McCain’s bravery during his 5 1/2 years as a prisoner of war is a well-told story. But how he regained his career after the Vietnam War has received less attention in his autobiography and other writings about his life.

A review of Navy records and interviews with more than a dozen of his former colleagues paint a picture of a commander who was lionized by his troops as a war hero and respected by aviators as a fair and effective manager.
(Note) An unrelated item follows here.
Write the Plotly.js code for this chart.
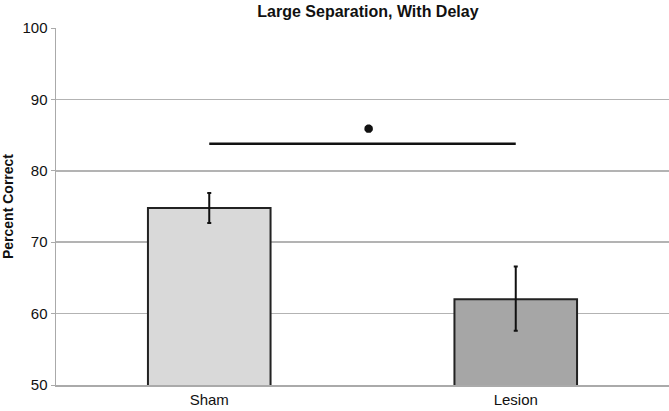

He had rugged good looks and a common touch, and was fiercely loyal to those who worked for him, his former colleagues say.

There is no question: John McCain is a legitimate war hero.  He suffered for his country as few men have suffered.  And in his determination to return from trauma and injury to continue to serve his question leave no question as to his character and courage.  Anyone who attempts to undermine such a man’s military record undermines himself.  But there is little question now that Democrats and Barack Obama surrogates are out there doing everything they can to do just that.

And John McCain’s record – when compared to Barack Obama’s complete lack of a record – speaks for itself.  John McCain’s service qualifies him as Commander-in-Chief.  He has executive level leadership experience that Barack Obama clearly lacks.  And John McCain’s lengthy career in the Senate likewise serves to further underscore the fact that one man has far more experience and credibility to serve as President than does Barack Obama.

Wesley Clark, Jay Rockefeller, and Tom Harkin’s attempts to undermine a genuine hero are genuinely despicable.  And – when three Barack Obama surrogates come trickling out to attack McCain – it is more than worth asking as to what the Obama campaign’s role has been in this campaign to question, attack, and trivialize a clearly exemplary military career.